- Derbyshire, John.
From the Dissident Right.
Litchfield, CT: VDare.com, 2013.
ISBN 978-1-304-00154-2.
-
This is a collection of columns dating from 2001–2013, mostly from
VDare.com,
but also from
Taki's Magazine
(including the famous
“The
Talk: Nonblack Version”, which precipitated the author's
departure from National Review).
Subtitled “Essays on the National Question”, the articles mostly
discuss the composition of the population and culture of the United States,
and how mass immigration (both legal and illegal) from cultures very different
from that of the largely homogeneous majority culture of the U.S. prior to
the Immigration
and Nationality Acy of 1965, from regions of the world with no
tradition of consensual government, individual and property rights, and
economic freedom is changing the U.S., eroding what once contributed to
its exceptionalism. Unlike previous waves of immigration from eastern and
southern Europe, Ireland, and Asia, the prevailing multicultural doctrine
of ruling class élites is encouraging these new immigrants to
retain their languages, cultures, and way of life, while public assistance
frees them from the need to assimilate to earn a living.
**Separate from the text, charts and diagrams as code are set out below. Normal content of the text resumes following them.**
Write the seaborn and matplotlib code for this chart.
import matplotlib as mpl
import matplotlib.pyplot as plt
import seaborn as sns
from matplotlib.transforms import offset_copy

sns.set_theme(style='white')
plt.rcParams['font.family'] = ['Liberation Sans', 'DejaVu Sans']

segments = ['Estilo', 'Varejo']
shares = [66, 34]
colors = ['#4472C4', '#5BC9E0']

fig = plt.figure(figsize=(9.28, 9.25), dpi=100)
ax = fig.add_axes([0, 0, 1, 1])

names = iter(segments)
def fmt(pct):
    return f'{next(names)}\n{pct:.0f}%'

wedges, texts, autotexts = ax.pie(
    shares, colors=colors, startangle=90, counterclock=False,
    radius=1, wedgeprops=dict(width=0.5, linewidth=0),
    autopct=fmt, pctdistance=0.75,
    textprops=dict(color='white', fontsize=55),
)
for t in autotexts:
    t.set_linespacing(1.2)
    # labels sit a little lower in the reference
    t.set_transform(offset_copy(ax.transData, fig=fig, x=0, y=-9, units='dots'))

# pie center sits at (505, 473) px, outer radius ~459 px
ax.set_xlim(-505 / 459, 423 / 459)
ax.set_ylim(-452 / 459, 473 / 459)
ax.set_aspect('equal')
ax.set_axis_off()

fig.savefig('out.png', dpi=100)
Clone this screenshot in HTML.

Frankly discussing these issues today is guaranteed to result in one's
being deemed
a racist, nativist, and other pejorative terms, and John Derbyshire
has been called those and worse. This is incongruous since he is a naturalised U.S.
citizen who immigrated from England married to a woman born in China.
To me, Derbyshire comes across as an observer much like George Orwell
who sees the facts on the ground, does his research, and writes with an
unrelenting realism about the actual situation with no regard for what
can and cannot be spoken according to the guardians of the mass culture.
Derbyshire sees a nation at risk, with its ruling class either enthusiastically
promoting or passively accepting its transformation into the kind of
economically stratified, authoritarian, and impoverished society which
caused so many immigrants to leave their nations of origin and come
to the U.S. in the first place.
If you are a
Kindle
Unlimited subscriber, the
Kindle edition is free.
This essays in this book are available online for free, so I
wouldn't buy the paperback or pay full price for the Kindle
version, but if you have Kindle Unlimited, the price is right.